If you take a slight detour here, you can hop on down to the Falls themselves, where you'll walk along a grate path straight into the canyon and down to the bottom. It'll cost you a few bucks, but it's so worth it!
After Box Canyon, you'll take the Perimeter Trail around the rest of the town, where it meets up with historic Oak street for a pretty little jaunt past some restored Victorian homes. You'll finish up along the Uncompahgre River and end up back at the Visitor's Center, conveniently located right next to the muscle-soothing hot springs pools.
To sum up: I'm so, so glad I did this trail on my first visit to Ouray. I saw everything I needed to see within city limits, I met some great locals and I fell fully and completely in love with this area.
3. Bear Creek Trail
Trailhead location: 2.3 miles south of Ouray on highway 550. There's a parking lot just after the tunnel.
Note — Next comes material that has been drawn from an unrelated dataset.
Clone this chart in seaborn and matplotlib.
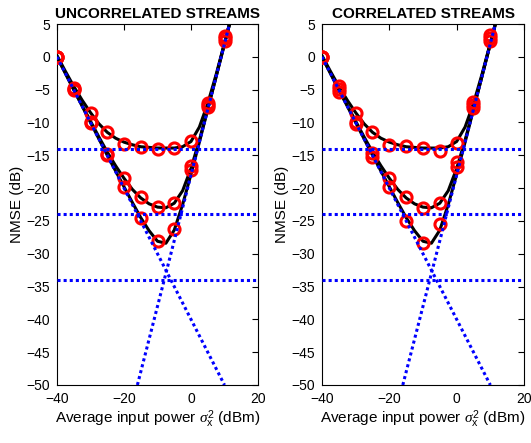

Distance: 4.8 - 14.2 miles round trip, depending on the route
Elevation gain: A LOT. More specifically: up to 4,300 feet
There are several options along Bear Creek Trail in terms of distance -- you can hike to Grizzly Bear Mine (4.8 miles round trip), Yellowjacket mine (8.4 miles round trip), or you can hike all the way up to Engineer Pass, where the trail meets up with Horsetail Trail (that one's 14.2 miles round trip... yipes). Seeing the switchbacks and elevation gain, I opted for the 4.8-mile trip.
The trailhead begins at the tunnel 2.3 miles south of Ouray along highway 550 and instantly starts to climb. The switchbacks are unbelievably steep and coated in large, thin flakes of slate, which make the most satisfying broken-glass crunch underfoot, but leave you with slippery, non-stable footholds all the way up.
Be sure you come prepared with grippy, lugged trail shoes, because one wrong slip and you'll tumble far, far below. I was very pleased with my footwear choice, which featured lugged Vibram® outsoles and a lightweight, flexible-but-supportive design.
Another must-have on this trail is hands-free access to your water. I wore a Camelbak daypack with a hydration bladder. You definitely want your hands ready to support you if you stumble, and available to help you balance.
Once you get off the switchbacks, the trail evens out (sort of) in a dramatic, carved-out-of-a-cliff-face sort of way. Be sure to stop and take some impressive photos! You'll meander along the cliffs for a while, until you start another ascent to Grizzly Bear Mine.
My entire hike took about 4.5 hours. I took my time, of course, as a first-timer on such a steep, unknown trail -- a more-experienced hiker could certainly cut that time in half.
To sum up: Do this trail! Do it if you're afraid. Do it if you're a newbie. But prepare yourself. Wear appropriate gear and attire. Come out on the other side like a champ with some amazing pictures and great memories.
Have you ever explored Ouray, Colorado? What would you recommend?